:: What to work on ::
Look for the line containing "Rebuild this chart" and the line containing "bin_time = 0.5" in the entries below. Copy those two and all lines between them exactly, leaving out pictures.

:: Dataset ::
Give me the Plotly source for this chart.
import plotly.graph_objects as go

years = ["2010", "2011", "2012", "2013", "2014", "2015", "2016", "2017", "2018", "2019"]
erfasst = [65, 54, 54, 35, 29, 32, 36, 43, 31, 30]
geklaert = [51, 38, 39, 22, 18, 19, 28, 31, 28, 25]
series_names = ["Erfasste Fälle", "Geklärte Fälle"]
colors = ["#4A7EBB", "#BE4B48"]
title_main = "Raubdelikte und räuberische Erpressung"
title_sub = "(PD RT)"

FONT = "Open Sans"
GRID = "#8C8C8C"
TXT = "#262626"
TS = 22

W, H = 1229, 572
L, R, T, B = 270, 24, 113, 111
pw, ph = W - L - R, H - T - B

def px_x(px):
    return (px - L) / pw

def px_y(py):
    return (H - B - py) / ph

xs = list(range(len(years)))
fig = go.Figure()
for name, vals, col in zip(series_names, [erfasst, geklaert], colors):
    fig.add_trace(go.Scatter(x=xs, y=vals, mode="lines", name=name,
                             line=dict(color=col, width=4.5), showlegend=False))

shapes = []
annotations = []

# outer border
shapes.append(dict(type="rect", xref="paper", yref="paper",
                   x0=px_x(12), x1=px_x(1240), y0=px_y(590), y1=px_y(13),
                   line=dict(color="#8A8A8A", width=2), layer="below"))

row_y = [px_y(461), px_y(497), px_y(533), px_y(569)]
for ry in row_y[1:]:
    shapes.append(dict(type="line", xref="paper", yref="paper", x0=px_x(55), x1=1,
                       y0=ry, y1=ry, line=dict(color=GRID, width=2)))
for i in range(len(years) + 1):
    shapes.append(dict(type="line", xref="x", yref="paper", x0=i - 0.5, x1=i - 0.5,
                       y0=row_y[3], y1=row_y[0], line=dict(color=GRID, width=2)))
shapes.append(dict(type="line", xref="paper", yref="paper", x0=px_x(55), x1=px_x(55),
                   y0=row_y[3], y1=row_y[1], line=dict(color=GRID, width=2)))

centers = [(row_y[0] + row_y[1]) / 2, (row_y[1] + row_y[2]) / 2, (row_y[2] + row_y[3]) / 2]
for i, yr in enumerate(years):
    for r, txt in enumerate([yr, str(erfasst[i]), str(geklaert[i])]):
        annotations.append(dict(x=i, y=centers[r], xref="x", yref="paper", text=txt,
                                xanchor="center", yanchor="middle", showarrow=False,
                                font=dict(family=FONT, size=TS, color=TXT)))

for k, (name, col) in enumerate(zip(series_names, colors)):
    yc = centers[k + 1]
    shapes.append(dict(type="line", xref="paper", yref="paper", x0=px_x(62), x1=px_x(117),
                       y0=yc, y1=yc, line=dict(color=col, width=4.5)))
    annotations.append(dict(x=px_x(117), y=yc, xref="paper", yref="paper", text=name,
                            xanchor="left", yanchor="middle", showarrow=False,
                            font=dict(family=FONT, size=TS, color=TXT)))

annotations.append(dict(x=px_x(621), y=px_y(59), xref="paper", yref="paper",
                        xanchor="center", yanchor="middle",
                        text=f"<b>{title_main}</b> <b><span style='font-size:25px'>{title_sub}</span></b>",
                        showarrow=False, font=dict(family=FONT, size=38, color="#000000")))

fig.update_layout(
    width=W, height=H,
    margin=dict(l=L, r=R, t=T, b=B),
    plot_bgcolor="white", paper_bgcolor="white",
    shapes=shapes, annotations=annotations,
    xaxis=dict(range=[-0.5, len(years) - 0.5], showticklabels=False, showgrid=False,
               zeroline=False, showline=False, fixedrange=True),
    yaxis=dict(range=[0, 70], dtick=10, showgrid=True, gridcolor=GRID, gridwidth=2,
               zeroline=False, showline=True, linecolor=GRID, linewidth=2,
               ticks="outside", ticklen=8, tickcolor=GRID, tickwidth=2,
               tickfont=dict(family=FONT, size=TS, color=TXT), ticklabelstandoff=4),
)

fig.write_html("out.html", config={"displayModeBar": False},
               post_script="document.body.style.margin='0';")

---

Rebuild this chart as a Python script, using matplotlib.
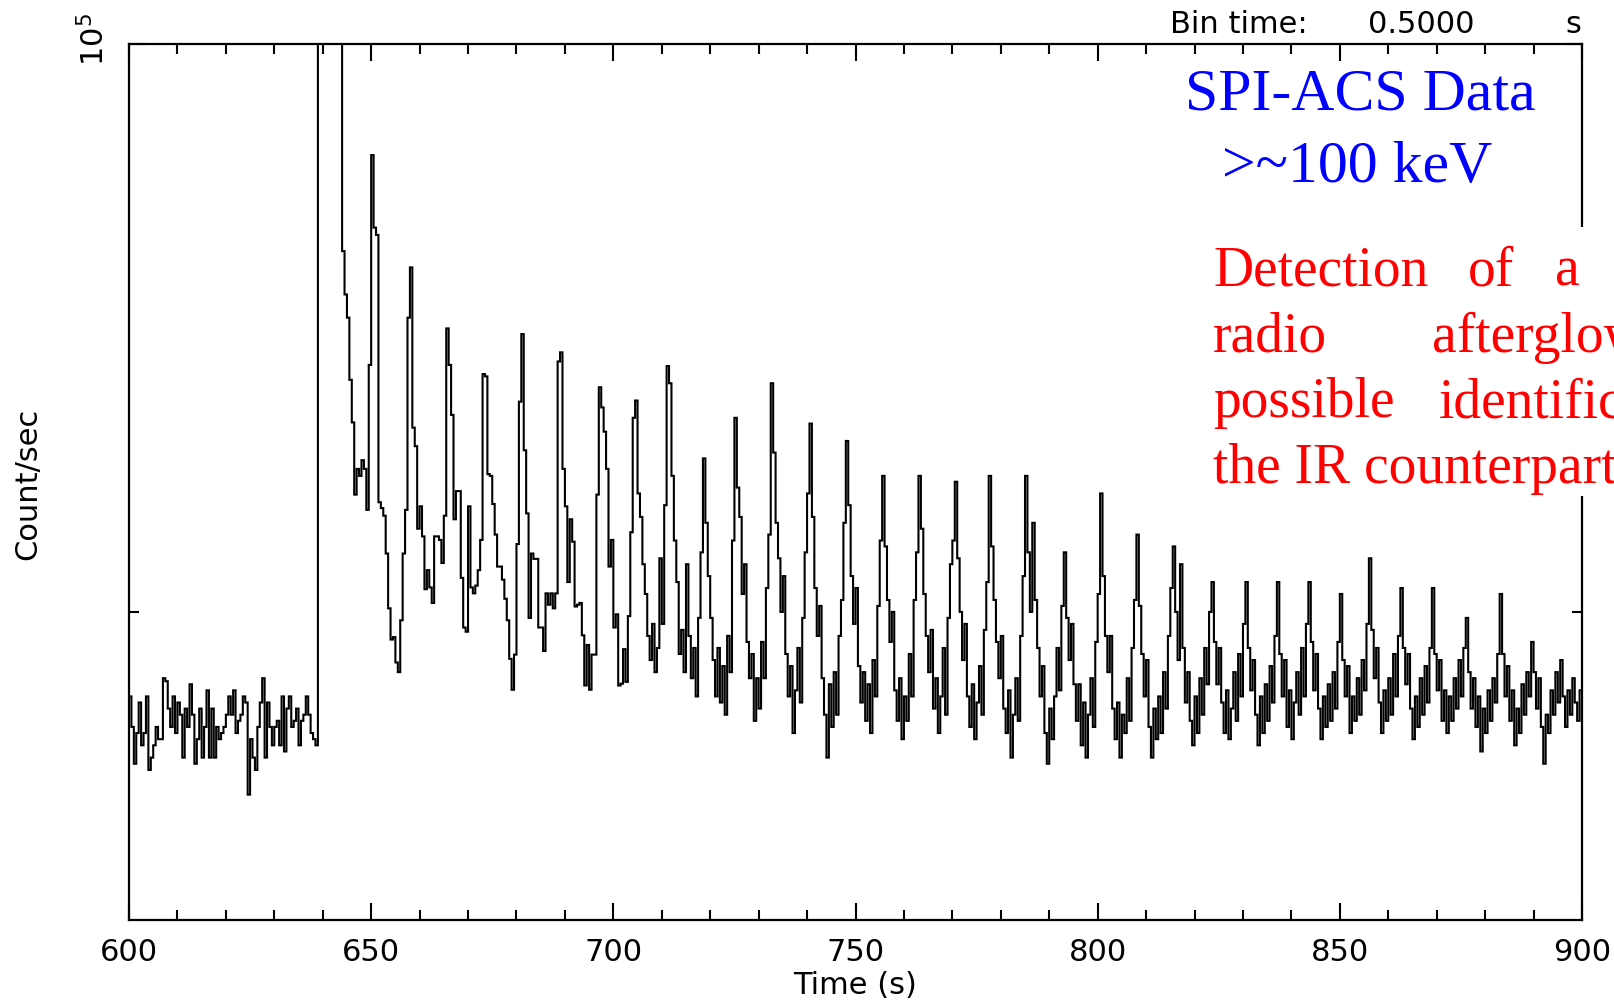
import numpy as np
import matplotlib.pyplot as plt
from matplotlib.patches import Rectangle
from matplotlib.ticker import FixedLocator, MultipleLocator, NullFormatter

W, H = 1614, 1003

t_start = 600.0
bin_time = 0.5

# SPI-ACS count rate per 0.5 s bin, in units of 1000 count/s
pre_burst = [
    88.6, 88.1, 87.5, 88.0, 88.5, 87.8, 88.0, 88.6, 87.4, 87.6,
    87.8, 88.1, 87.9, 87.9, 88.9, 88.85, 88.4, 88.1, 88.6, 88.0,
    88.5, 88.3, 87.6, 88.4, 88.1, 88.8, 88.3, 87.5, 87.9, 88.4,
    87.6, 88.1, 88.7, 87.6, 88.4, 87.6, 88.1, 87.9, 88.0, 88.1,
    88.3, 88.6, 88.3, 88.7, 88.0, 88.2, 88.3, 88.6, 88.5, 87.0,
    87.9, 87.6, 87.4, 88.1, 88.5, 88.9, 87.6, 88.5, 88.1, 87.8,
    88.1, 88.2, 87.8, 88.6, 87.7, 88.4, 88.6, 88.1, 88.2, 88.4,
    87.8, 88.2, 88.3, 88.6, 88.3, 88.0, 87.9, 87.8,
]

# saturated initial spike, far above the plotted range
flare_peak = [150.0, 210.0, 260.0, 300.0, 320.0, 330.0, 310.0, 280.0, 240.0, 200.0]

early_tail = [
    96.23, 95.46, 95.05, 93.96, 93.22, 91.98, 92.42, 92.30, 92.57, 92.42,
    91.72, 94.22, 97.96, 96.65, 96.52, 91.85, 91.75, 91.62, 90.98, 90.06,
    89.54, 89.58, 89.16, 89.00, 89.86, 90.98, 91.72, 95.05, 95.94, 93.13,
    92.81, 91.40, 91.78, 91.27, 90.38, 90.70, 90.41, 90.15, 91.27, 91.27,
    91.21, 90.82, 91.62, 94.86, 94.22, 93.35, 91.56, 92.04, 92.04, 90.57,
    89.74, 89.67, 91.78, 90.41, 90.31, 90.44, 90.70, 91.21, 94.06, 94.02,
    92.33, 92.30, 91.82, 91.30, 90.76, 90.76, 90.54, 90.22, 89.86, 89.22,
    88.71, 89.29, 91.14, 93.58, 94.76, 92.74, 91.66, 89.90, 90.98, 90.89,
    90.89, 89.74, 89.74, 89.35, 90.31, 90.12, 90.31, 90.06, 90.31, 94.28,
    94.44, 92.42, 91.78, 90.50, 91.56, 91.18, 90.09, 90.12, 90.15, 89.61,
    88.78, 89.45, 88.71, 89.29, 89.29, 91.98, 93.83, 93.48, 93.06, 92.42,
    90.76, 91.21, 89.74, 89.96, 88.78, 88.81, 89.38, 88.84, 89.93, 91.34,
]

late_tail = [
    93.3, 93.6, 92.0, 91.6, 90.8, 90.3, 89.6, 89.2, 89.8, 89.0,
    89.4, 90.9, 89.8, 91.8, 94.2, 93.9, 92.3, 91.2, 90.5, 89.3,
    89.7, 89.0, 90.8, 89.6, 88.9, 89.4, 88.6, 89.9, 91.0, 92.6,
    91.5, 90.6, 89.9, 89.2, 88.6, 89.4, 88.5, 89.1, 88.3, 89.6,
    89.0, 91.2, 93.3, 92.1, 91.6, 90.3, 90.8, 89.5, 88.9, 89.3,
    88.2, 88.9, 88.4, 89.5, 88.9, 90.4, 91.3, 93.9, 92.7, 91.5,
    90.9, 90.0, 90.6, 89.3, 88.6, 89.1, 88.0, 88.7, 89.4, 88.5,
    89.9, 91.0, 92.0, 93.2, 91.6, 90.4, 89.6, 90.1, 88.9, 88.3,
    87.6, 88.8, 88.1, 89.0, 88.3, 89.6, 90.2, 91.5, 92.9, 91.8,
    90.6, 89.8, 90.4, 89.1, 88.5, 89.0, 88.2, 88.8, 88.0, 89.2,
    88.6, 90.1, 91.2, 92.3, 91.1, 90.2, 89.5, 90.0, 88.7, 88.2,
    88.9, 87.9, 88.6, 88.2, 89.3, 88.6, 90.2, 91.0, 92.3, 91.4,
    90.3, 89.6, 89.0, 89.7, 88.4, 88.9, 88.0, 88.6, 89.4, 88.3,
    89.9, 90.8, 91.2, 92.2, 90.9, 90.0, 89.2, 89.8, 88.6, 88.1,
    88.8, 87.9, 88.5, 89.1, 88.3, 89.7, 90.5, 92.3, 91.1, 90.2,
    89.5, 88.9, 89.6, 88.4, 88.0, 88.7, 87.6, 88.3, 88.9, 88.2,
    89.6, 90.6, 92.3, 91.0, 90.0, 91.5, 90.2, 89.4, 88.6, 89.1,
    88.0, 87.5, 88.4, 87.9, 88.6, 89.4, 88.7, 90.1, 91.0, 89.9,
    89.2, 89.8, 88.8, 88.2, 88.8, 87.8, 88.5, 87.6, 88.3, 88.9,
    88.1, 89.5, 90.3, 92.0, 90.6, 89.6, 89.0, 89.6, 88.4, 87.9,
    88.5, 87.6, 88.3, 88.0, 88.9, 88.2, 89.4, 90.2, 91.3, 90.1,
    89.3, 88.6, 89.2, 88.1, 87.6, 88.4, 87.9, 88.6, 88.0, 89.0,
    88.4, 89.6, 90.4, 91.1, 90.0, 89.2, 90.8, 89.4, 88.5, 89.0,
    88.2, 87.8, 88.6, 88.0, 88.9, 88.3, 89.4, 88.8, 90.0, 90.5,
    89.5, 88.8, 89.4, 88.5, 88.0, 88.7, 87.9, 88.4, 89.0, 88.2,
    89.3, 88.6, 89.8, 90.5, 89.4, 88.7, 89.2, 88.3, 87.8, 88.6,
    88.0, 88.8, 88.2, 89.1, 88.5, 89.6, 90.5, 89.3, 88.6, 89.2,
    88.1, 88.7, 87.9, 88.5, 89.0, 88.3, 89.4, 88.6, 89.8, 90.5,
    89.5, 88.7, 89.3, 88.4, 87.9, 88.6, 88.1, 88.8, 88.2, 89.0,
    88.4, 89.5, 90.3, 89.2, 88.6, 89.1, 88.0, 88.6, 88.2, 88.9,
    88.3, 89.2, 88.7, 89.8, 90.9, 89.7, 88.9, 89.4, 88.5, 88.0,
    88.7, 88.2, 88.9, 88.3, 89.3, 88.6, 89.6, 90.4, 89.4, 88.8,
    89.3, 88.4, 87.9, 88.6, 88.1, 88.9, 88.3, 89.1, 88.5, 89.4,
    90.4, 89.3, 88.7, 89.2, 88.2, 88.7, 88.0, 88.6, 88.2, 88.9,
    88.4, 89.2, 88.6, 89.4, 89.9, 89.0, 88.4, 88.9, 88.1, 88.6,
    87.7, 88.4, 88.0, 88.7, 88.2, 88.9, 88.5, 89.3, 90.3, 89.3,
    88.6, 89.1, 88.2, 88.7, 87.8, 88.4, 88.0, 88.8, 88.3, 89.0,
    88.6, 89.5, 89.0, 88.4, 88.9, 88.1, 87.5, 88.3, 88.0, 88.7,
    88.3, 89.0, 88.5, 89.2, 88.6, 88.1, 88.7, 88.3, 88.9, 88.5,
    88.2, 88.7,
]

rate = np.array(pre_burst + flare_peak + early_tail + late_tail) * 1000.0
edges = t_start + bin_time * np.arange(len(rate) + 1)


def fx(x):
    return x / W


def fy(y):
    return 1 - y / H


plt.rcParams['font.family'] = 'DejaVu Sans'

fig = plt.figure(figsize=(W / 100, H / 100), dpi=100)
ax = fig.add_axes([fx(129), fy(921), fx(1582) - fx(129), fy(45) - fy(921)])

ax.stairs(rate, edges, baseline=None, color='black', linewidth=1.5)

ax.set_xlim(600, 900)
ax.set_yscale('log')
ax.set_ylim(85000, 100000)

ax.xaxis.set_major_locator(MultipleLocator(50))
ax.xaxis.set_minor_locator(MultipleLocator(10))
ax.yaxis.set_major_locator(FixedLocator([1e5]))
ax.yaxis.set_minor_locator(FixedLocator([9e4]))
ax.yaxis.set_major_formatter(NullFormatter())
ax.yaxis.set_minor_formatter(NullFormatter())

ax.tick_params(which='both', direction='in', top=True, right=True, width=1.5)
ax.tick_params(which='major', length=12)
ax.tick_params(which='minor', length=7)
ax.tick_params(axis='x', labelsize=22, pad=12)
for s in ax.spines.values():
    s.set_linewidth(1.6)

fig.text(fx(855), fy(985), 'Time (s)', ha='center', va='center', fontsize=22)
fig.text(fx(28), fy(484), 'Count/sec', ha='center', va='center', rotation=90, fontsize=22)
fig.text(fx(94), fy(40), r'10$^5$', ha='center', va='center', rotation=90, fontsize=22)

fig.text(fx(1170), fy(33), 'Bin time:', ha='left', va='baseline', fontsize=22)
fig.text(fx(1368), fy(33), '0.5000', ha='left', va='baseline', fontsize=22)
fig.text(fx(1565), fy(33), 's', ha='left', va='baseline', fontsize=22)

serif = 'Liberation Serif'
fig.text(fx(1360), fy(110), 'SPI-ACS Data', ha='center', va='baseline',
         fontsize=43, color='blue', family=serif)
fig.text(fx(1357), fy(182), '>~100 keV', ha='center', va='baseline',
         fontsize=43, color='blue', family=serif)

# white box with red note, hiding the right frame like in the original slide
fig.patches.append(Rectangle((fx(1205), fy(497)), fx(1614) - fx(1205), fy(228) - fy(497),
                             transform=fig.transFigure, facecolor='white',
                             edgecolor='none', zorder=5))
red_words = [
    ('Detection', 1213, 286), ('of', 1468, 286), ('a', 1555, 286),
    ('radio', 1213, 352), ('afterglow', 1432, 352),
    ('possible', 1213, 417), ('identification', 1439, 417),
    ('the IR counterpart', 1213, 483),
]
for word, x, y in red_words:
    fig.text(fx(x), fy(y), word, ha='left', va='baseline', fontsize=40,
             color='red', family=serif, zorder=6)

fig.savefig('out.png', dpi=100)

==

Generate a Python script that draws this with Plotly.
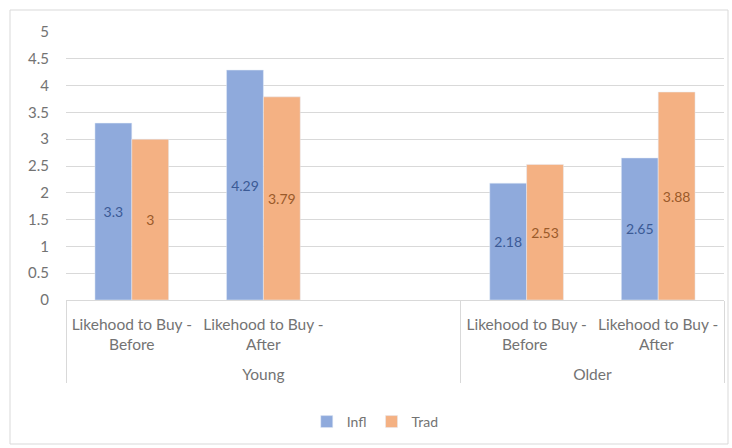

:: Response to this exercise ::
Rebuild this chart as a Python script, using matplotlib.
import numpy as np
import matplotlib.pyplot as plt
from matplotlib.patches import Rectangle
from matplotlib.ticker import FixedLocator, MultipleLocator, NullFormatter

W, H = 1614, 1003

t_start = 600.0
bin_time = 0.5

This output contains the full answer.